1. Unlike most continental countries, we have the priceless asset of a dense network of more than 140,000 miles of historic recorded public paths; but these paths do need a degree of maintenance if they are to be usable. Looking after the paths is the duty of the highway authorities (county councils and unitary authorities), but, as you know, they have in recent years suffered major cuts in their budgets. As a result many public paths are deteriorating and difficult to follow: some are ploughed out or cropped, and the highway authorities do not have the staff with which to chase sometimes recalcitrant farmers and landowners; others are overgrown or obstructed, and there are many paths which ought to be added to the official records of rights of way, but there again the highway authorities lack the resources to do this job. And it looks as though the situation will get worse.
A small injection of funds would safeguard future walking and riding throughout our country. Post Brexit we need a regime of agricultural support which ensures that farmers and landowners are penalised when they illegally block public paths.
2. One of the charms of the British countryside, as in Switzerland, is the scenery, and this must be protected. We are delighted that the extensions to the Lake District and Yorkshire Dales National Parks have finally been confirmed. However we remain concerned about the national parks and areas of outstanding natural beauty (AONBs) which are subject to a variety of pressures for development. These include a potash mine in the North York Moors National Park, pylons across the Lake District and more insidious suburbanisation. Yet visitors to these areas provide vital support to the rural economy, and the park authorities have been able, even with their slender funds, to demonstrate how visitors and farmers can coexist in our most splendid landscapes.
3. Switzerland enjoys wide rights of access to its mountains. In England and Wales a start was made with the Countryside and Rights of Way Act 2000. But this was a timid (though welcome) piece of legislation and much remains to be done to open the countryside to walkers and riders on terrain where they would not interfere with agriculture. We are pleased with the progress of coastal access in England. On the other hand, the law of common land in England remains inequitable, with landowners able to apply to remove wrongly registered land while the public has only limited opportunities to apply to restore wrongly omitted land as common, with its associated rights of access and protection from encroachment.
I have described these problems in a general way.

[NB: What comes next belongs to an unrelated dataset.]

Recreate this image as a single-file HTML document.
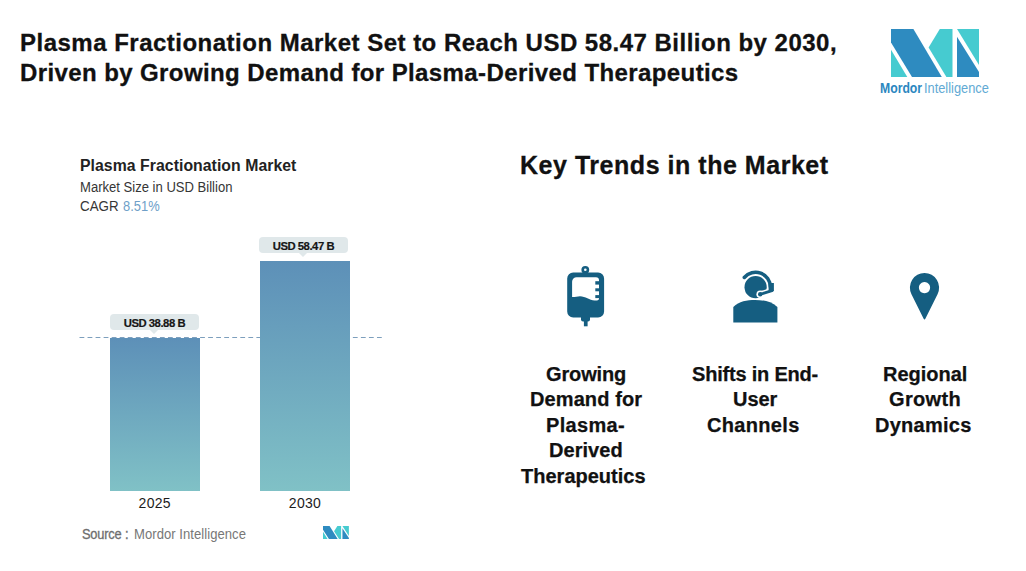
<!DOCTYPE html>
<html><head><meta charset="utf-8">
<style>
*{margin:0;padding:0;box-sizing:border-box}
html,body{width:1026px;height:571px;overflow:hidden;background:#fff;font-family:"Liberation Sans",sans-serif}
.a{position:absolute;white-space:nowrap}
.title{left:20px;font-weight:bold;font-size:24px;color:#111;line-height:30px;-webkit-text-stroke:0.3px #111}
.ct{left:80px;top:157px;font-weight:bold;font-size:15.8px;color:#222;letter-spacing:0.05px}
.sub{left:80px;font-size:15.2px;color:#363636;transform-origin:0 0;transform:scaleX(0.86)}
.bar{position:absolute;background:linear-gradient(#5d90b8,#80c1c6)}
.lbl{position:absolute;height:15.9px;background:#e0e8ea;border-radius:4px;font-weight:bold;font-size:11.3px;color:#161616;letter-spacing:-0.47px;text-align:center;line-height:18.1px;padding-left:0.6px;-webkit-text-stroke:0.2px #161616}
.lbl:after{content:"";position:absolute;left:50%;margin-left:-4px;top:15.9px;border-left:4.2px solid transparent;border-right:4.2px solid transparent;border-top:4.3px solid #e0e8ea}
.yr{font-size:14px;color:#1c1c1c;letter-spacing:0.3px}
.kt{left:520px;top:151px;font-weight:bold;font-size:25px;color:#111;letter-spacing:0.53px;-webkit-text-stroke:0.3px #111}
.cap{font-weight:bold;font-size:20px;line-height:22px;color:#111;-webkit-text-stroke:0.25px #111}
</style></head><body>
<div class="a title" style="top:27.5px;letter-spacing:0.49px">Plasma Fractionation Market Set to Reach USD 58.47 Billion by 2030,</div>
<div class="a title" style="top:57.5px;letter-spacing:0.40px">Driven by Growing Demand for Plasma-Derived Therapeutics</div>

<!-- logo -->
<svg class="a" style="left:891px;top:29px" width="88" height="48" viewBox="0 0 88 48">
<polygon fill="#2e8bc0" points="0,0 22.4,0 50.8,48 21,48 0,13.4"/>
<polygon fill="#46cbd0" points="0,20.7 0,48 16.3,48"/>
<polygon fill="#46cbd0" points="48.8,0 61.5,0 61.5,48 55.4,48 37.6,18.5"/>
<polygon fill="#46cbd0" points="66,0 88,0 88,36"/>
<polygon fill="#2e8bc0" points="66,7.8 66,48 88,48 88,43"/>
</svg>
<div id="m1" class="a" style="left:880.3px;top:80.2px;font-size:14.9px;font-weight:bold;color:#2b87bf;transform-origin:0 0;transform:scaleX(0.82)">Mordor</div>
<div id="m2" class="a" style="left:924px;top:80.2px;font-size:14.9px;color:#62aad4;transform-origin:0 0;transform:scaleX(0.86)">Intelligence</div>

<!-- chart -->
<div class="a ct">Plasma Fractionation Market</div>
<div id="s1" class="a sub" style="top:178px">Market Size in USD Billion</div>
<div id="s2" class="a sub" style="top:197px;transform:scaleX(0.88)">CAGR</div>
<div id="s3" class="a sub" style="top:197px;left:123px;color:#6f9fc8;transform:scaleX(0.85)">8.51%</div>

<svg class="a" style="left:0;top:330px" width="400" height="15"><line x1="79.5" y1="7.55" x2="382" y2="7.55" stroke="#7d9fbd" stroke-width="1.1" stroke-dasharray="4.8 3.24"/></svg>
<div class="bar" style="left:110px;top:337.5px;width:90px;height:153px"></div>
<div class="bar" style="left:260px;top:261px;width:90px;height:229.5px"></div>
<div class="lbl" style="left:109.6px;top:314px;width:89px">USD 38.88 B</div>
<div class="lbl" style="left:258.6px;top:237.3px;width:89px">USD 58.47 B</div>
<div class="a yr" style="left:138.6px;top:495px">2025</div>
<div class="a yr" style="left:288.8px;top:495px">2030</div>

<div id="src1" class="a" style="left:82px;top:526.5px;font-size:13.8px;color:#6e6e6e;letter-spacing:-0.2px;-webkit-text-stroke:0.3px #6e6e6e;transform-origin:0 0;transform:scaleX(0.93)">Source :</div>
<div id="src2" class="a" style="left:134px;top:526.5px;font-size:13.8px;color:#777;letter-spacing:0.05px;transform-origin:0 0;transform:scaleX(0.947)">Mordor Intelligence</div>
<svg class="a" style="left:323px;top:525.9px" width="25.9" height="13.4" viewBox="0 0 88 48" preserveAspectRatio="none">
<polygon fill="#2e8bc0" points="0,0 22.4,0 50.8,48 21,48 0,13.4"/>
<polygon fill="#46cbd0" points="0,20.7 0,48 16.3,48"/>
<polygon fill="#46cbd0" points="48.8,0 61.5,0 61.5,48 55.4,48 37.6,18.5"/>
<polygon fill="#46cbd0" points="66,0 88,0 88,36"/>
<polygon fill="#2e8bc0" points="66,7.8 66,48 88,48 88,43"/>
</svg>

<!-- trends -->
<div class="a kt">Key Trends in the Market</div>

<!-- IV bag -->
<svg class="a" style="left:555px;top:260px" width="60" height="75" viewBox="0 0 60 75">
<g fill="#155e81">
<circle cx="30.3" cy="9.8" r="3.9"/>
<path fill-rule="evenodd" d="M18.2,12.4 h24.9 a6,6 0 0 1 6,6 v33.2 a6,6 0 0 1 -6,6 h-24.9 a6,6 0 0 1 -6,-6 v-33.2 a6,6 0 0 1 6,-6 z
M21.6,17.2 h19.4 a3,3 0 0 1 3,3 v18.3 a2,2 0 0 1 -2,2 h-2.5 c-5,0 -9,-4.2 -14.5,-4.2 c-2.5,0 -4.5,0.8 -7.9,0.8 v-15.4 a4.5,4.5 0 0 1 4.5,-4.5 z"/>
<path d="M26,57 H35 V59.5 Q35,61.5 33,61.5 H28 Q26,61.5 26,59.5 Z"/>
<rect x="28.9" y="60" width="3.7" height="6.3"/>
</g>
<circle cx="30.3" cy="9.8" r="1.3" fill="#fff"/>
<g fill="#155e81">
<rect x="40.3" y="21.2" width="4.5" height="3.4"/>
<rect x="40.3" y="28.3" width="4.5" height="3"/>
<rect x="40.3" y="35.1" width="4.5" height="3"/>
</g>
</svg>

<!-- headset person -->
<svg class="a" style="left:725px;top:262px" width="60" height="68" viewBox="0 0 60 68">
<g fill="#155e81">
<circle cx="30.6" cy="25.2" r="11.1"/>
<path d="M8.3,45 C14,39 22,38 30,38 C38,38 46,39 52.4,45 V60.5 H8.3 Z"/>
</g>
<path d="M47,28.6 L35.2,32.3" fill="none" stroke="#fff" stroke-width="5.8" stroke-linecap="round"/>
<circle cx="35.2" cy="32.3" r="3.8" fill="#fff"/>
<path d="M19.3,15.5 A14.8,14.8 0 0 1 45.4,25" fill="none" stroke="#155e81" stroke-width="3.5" stroke-linecap="round"/>
<path d="M43.6,21 H48.9 V29 L46,30 H43.6 Z" fill="#155e81"/>
<path d="M47,28.6 L35.2,32.3" fill="none" stroke="#155e81" stroke-width="2.8" stroke-linecap="round"/>
<circle cx="35.2" cy="32.3" r="2.2" fill="#155e81"/>
</svg>

<!-- pin -->
<svg class="a" style="left:900px;top:265px" width="50" height="65" viewBox="0 0 50 65">
<path fill="#155e81" fill-rule="evenodd" d="M23.4,53.2 L11.45,29.14 A14.6,14.6 0 1 1 37.55,29.14 L25.6,53.2 Q24.5,55.6 23.4,53.2 Z M24.5,17 a5.6,5.6 0 1 0 0.01,0 z"/>
</svg>

<div id="c1" class="a cap" style="left:546px;top:362.8px;letter-spacing:-0.13px">Growing</div>
<div id="c2" class="a cap" style="left:530px;top:388.1px;letter-spacing:0.1px">Demand for</div>
<div id="c3" class="a cap" style="left:546px;top:413.9px;letter-spacing:0.33px">Plasma-</div>
<div id="c4" class="a cap" style="left:549px;top:439.3px;letter-spacing:0.05px">Derived</div>
<div id="c5" class="a cap" style="left:521px;top:464.8px;letter-spacing:0.01px">Therapeutics</div>
<div id="c6" class="a cap" style="left:692px;top:362.8px;letter-spacing:-0.2px">Shifts in End-</div>
<div id="c7" class="a cap" style="left:733px;top:388.1px;letter-spacing:-0.03px">User</div>
<div id="c8" class="a cap" style="left:707px;top:413.9px;letter-spacing:0.33px">Channels</div>
<div id="c9" class="a cap" style="left:883px;top:362.8px;letter-spacing:-0.01px">Regional</div>
<div id="c10" class="a cap" style="left:889px;top:388.1px;letter-spacing:0.34px">Growth</div>
<div id="c11" class="a cap" style="left:875px;top:413.9px;letter-spacing:0.27px">Dynamics</div>
</body></html>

We can of course provide specific examples of the difficulties. Do let me know if you would like further particulars. If it suited you we would be happy to join you on a walk in or near your constituency in the Thames Valley to show you some issues, and visit access land which we helped to win close to Chequers. (We remember with pleasure your help in winning a public path under the deadly A404 dual carriageway at Bisham in 2005.)
Finally, we hope you both feel reinvigorated by your walking holiday. Switzerland is a country heavily dependent on tourism. However, we believe that our attractions to tourists are just as great—and in need of being looked after.
Because these issues are of wide interest I am releasing this letter to the press.
Yours sincerely—and with every good wish for your future walking.